Inventory of DRMI locking data in 87768. By eye (someone overwrote the data in the MICH xml since it was taken), the MICH UGF is roughly 15 Hz when we achieve DRMI 1f lock.
I used the BSFM model in /ligo/svncommon/SusSVN/sus/trunk/Common/MatlabTools/TripleModel_Production (bsfmopt_metal) to generate a model of the MICH loop using the MICH control filters and BSFM locking filters. I applied a fudge factor to generate a loop with a 15 Hz UGF, which I then used to estimate the m/ct calibration required to generate a BBSS model, assuming we have the same optical gain when locking with the new beamsplitter. (suspension calibration table is G1100968). This model indicates that the MICH L M1/M2 crossover is 30 mHz, which agrees with the data in the table in Evan Hall's thesis, Table 2.4 page 33. See first attachment for BSFM model
Then, I generated a BBSS model in the same triple model directory using bbssopt. I applied the same beamsplitter locking filters and MICH control.

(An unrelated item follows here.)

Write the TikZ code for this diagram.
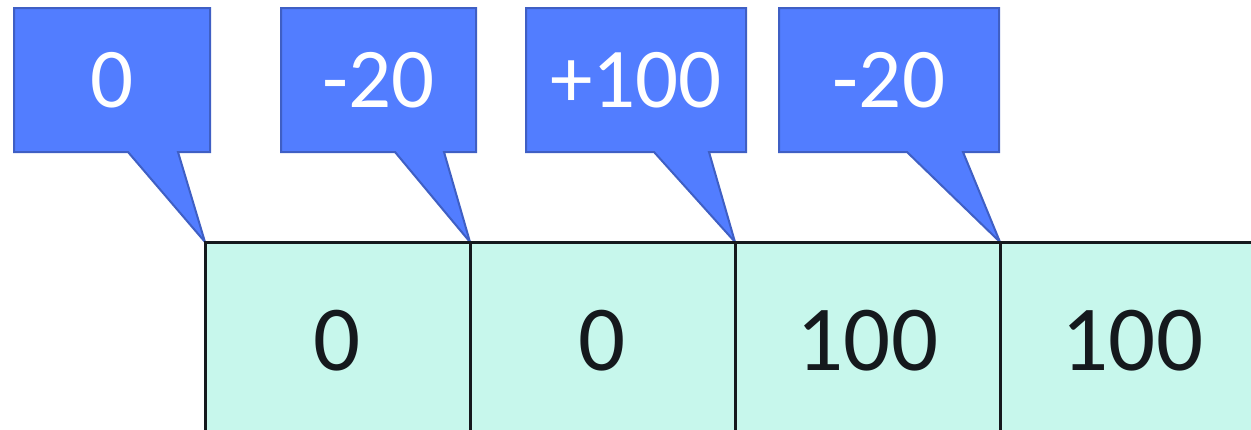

Overall, it shows us that if we use the same feedback design with M1/M2 control, we should end up with a MICH loop that is almost the same as the one we have now in DRMI 1f lock- 15 Hz UGF, 30 mHz crossover between M1 and M2. See second attachment for BBSS model
It also seems to me that it should be fairly straightforward to move the MICH length control from M2 to M3, although we will likely need to adjust the locking filters to achieve the same crossover frequency. See third attachment of the comparison of each stage sus transfer function to M3.
I have not been able to generate a model of the oplev damping that looks reasonable, so I will poke around the alog to see if I can figure out what the design is supposed to be.
Executive summary: we should have no problem locking DRMI with the current MICH and BS control scheme, and it shouldn't take that much effort to move BS feedback from M2 to M3 if we so choose.